Frequency diagram of minimum spatial distance of inclusions in SMA490BW weathering steel

4 Conclusions

This work demonstrated a high-throughput characterization method for the recognition, segmentation, and quantitative analysis of the microstructure in weathering steel from sequential SEM images. Images were rapidly acquired by high-throughput SEM and subjected to pixel-wise segmentation using a trained U-Net architecture. The result showed that pearlite phases and inclusions had pixel accuracies of 90.86% and 89.95%, respectively. The time consumption of a single image was around 0.102 s, which is ten times less than that of traditional methods. Besides the high accuracy and efficiency, this method can analyze large amounts of image data (150 mm², 62,216 images, 1024 × 1024 pixels), which ensures the comprehensiveness of statistics and greatly eliminates incomplete statistics in a single field of view.

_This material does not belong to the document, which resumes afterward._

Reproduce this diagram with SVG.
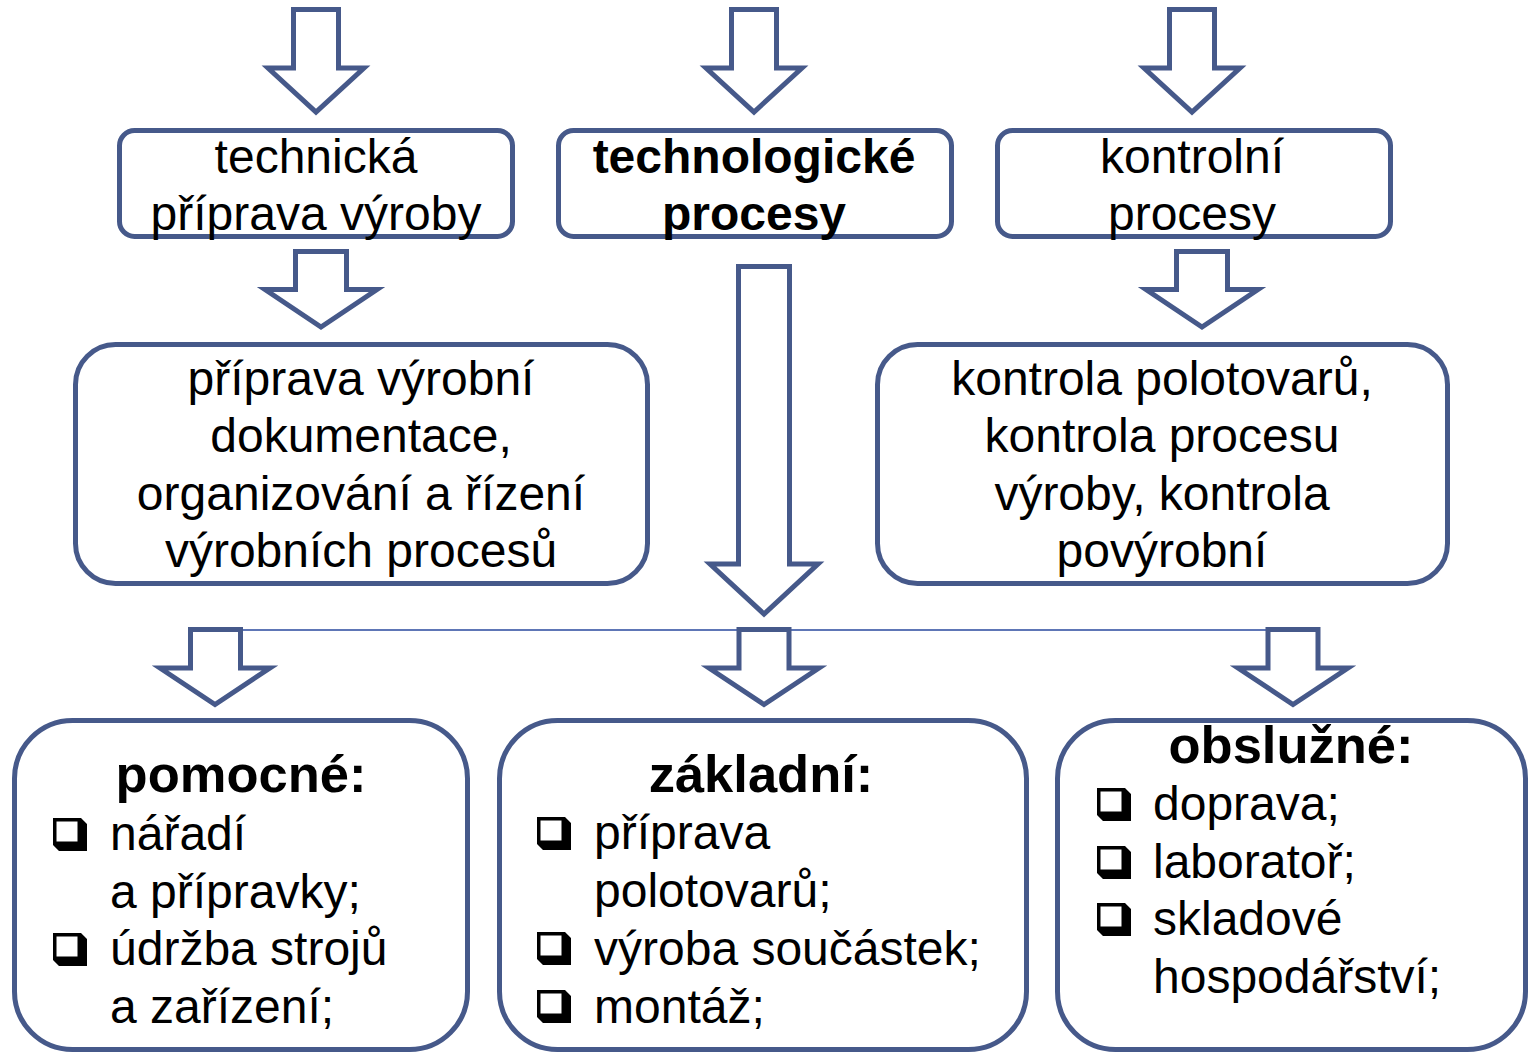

To demonstrate the diversity of the segmentation results, the distribution tendency of each extracted feature region was quantitatively counted by a mathematical method, using inclusions as an example. The area distribution of individual inclusions, the minimum spatial distance between inclusions, and the three-dimensional density and size distributions were obtained using this method, which provided a refined characterization method for two-dimensional structures or spatial information of microstructures. That will be useful for understanding distribution of microstructure in weathering steel, comparing properties in different regions, and even predicting the performance without physical tests. It is concluded that quantitative characterization of microstructures using the proposed method is an effective, accurate, comprehensive, and refined method for characterizing and analyzing the microstructure of steels.